▶ **OBJECTIVE**:
Reproduce the entries in full, with no changes.

* * * * *

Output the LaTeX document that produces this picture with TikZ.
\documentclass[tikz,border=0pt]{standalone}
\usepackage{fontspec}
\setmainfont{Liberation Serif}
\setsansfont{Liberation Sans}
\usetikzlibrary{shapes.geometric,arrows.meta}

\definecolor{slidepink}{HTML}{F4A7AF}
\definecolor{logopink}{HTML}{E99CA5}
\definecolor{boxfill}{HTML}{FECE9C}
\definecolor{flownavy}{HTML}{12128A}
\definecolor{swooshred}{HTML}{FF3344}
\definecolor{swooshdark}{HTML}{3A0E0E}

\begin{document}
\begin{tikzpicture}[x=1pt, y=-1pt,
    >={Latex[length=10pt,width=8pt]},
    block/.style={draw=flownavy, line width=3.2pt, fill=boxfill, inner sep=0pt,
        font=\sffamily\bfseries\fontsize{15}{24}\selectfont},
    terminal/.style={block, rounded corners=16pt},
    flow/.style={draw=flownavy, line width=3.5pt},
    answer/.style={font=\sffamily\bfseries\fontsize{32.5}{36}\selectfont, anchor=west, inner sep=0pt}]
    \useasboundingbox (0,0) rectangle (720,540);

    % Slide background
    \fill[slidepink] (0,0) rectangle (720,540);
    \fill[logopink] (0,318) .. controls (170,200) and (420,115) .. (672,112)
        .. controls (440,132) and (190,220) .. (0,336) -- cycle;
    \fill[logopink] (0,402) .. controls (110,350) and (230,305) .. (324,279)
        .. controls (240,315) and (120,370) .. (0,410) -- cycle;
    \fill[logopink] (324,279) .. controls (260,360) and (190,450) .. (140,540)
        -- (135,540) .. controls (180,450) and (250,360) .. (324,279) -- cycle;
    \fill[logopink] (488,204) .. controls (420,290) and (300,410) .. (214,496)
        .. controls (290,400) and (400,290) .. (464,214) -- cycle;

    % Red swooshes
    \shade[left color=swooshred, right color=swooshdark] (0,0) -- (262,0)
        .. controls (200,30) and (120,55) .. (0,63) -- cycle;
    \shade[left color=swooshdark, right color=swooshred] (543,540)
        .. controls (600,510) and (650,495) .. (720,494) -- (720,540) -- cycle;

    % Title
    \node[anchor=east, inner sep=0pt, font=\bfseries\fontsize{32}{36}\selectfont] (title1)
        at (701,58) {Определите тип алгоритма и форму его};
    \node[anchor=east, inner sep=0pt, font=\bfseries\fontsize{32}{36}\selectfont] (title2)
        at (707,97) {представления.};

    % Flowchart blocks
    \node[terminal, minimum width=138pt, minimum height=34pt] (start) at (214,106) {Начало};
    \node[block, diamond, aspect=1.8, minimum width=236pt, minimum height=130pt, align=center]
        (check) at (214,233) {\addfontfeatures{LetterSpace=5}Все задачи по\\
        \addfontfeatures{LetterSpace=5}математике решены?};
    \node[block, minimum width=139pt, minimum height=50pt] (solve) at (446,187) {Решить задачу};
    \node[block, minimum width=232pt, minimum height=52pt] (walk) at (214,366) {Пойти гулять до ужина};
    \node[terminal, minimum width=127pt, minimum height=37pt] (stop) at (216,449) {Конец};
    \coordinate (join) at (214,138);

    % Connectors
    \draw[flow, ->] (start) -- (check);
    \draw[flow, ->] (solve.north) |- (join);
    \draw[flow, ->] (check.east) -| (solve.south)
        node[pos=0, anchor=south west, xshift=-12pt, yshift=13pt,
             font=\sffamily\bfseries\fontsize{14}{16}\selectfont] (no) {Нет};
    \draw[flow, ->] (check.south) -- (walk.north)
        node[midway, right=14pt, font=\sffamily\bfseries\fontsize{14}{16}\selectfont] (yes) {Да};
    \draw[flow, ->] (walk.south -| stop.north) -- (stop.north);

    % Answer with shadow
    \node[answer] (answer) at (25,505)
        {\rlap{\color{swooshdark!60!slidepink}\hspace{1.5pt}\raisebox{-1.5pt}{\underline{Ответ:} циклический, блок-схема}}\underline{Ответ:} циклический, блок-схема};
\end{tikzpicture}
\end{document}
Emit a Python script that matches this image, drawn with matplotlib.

* * * * *

▶ **SOLUTION FOR THIS TASK**:
Output the LaTeX document that produces this picture with TikZ.
\documentclass[tikz,border=0pt]{standalone}
\usepackage{fontspec}
\setmainfont{Liberation Serif}
\setsansfont{Liberation Sans}
\usetikzlibrary{shapes.geometric,arrows.meta}

\definecolor{slidepink}{HTML}{F4A7AF}
\definecolor{logopink}{HTML}{E99CA5}
\definecolor{boxfill}{HTML}{FECE9C}
\definecolor{flownavy}{HTML}{12128A}
\definecolor{swooshred}{HTML}{FF3344}
\definecolor{swooshdark}{HTML}{3A0E0E}

\begin{document}
\begin{tikzpicture}[x=1pt, y=-1pt,
    >={Latex[length=10pt,width=8pt]},
    block/.style={draw=flownavy, line width=3.2pt, fill=boxfill, inner sep=0pt,
        font=\sffamily\bfseries\fontsize{15}{24}\selectfont},
    terminal/.style={block, rounded corners=16pt},
    flow/.style={draw=flownavy, line width=3.5pt},
    answer/.style={font=\sffamily\bfseries\fontsize{32.5}{36}\selectfont, anchor=west, inner sep=0pt}]
    \useasboundingbox (0,0) rectangle (720,540);

    % Slide background
    \fill[slidepink] (0,0) rectangle (720,540);
    \fill[logopink] (0,318) .. controls (170,200) and (420,115) .. (672,112)
        .. controls (440,132) and (190,220) .. (0,336) -- cycle;
    \fill[logopink] (0,402) .. controls (110,350) and (230,305) .. (324,279)
        .. controls (240,315) and (120,370) .. (0,410) -- cycle;
    \fill[logopink] (324,279) .. controls (260,360) and (190,450) .. (140,540)
        -- (135,540) .. controls (180,450) and (250,360) .. (324,279) -- cycle;
    \fill[logopink] (488,204) .. controls (420,290) and (300,410) .. (214,496)
        .. controls (290,400) and (400,290) .. (464,214) -- cycle;

    % Red swooshes
    \shade[left color=swooshred, right color=swooshdark] (0,0) -- (262,0)
        .. controls (200,30) and (120,55) .. (0,63) -- cycle;
    \shade[left color=swooshdark, right color=swooshred] (543,540)
        .. controls (600,510) and (650,495) .. (720,494) -- (720,540) -- cycle;

    % Title
    \node[anchor=east, inner sep=0pt, font=\bfseries\fontsize{32}{36}\selectfont] (title1)
        at (701,58) {Определите тип алгоритма и форму его};
    \node[anchor=east, inner sep=0pt, font=\bfseries\fontsize{32}{36}\selectfont] (title2)
        at (707,97) {представления.};

    % Flowchart blocks
    \node[terminal, minimum width=138pt, minimum height=34pt] (start) at (214,106) {Начало};
    \node[block, diamond, aspect=1.8, minimum width=236pt, minimum height=130pt, align=center]
        (check) at (214,233) {\addfontfeatures{LetterSpace=5}Все задачи по\\
        \addfontfeatures{LetterSpace=5}математике решены?};
    \node[block, minimum width=139pt, minimum height=50pt] (solve) at (446,187) {Решить задачу};
    \node[block, minimum width=232pt, minimum height=52pt] (walk) at (214,366) {Пойти гулять до ужина};
    \node[terminal, minimum width=127pt, minimum height=37pt] (stop) at (216,449) {Конец};
    \coordinate (join) at (214,138);

    % Connectors
    \draw[flow, ->] (start) -- (check);
    \draw[flow, ->] (solve.north) |- (join);
    \draw[flow, ->] (check.east) -| (solve.south)
        node[pos=0, anchor=south west, xshift=-12pt, yshift=13pt,
             font=\sffamily\bfseries\fontsize{14}{16}\selectfont] (no) {Нет};
    \draw[flow, ->] (check.south) -- (walk.north)
        node[midway, right=14pt, font=\sffamily\bfseries\fontsize{14}{16}\selectfont] (yes) {Да};
    \draw[flow, ->] (walk.south -| stop.north) -- (stop.north);

    % Answer with shadow
    \node[answer] (answer) at (25,505)
        {\rlap{\color{swooshdark!60!slidepink}\hspace{1.5pt}\raisebox{-1.5pt}{\underline{Ответ:} циклический, блок-схема}}\underline{Ответ:} циклический, блок-схема};
\end{tikzpicture}
\end{document}
Emit a Python script that matches this image, drawn with matplotlib.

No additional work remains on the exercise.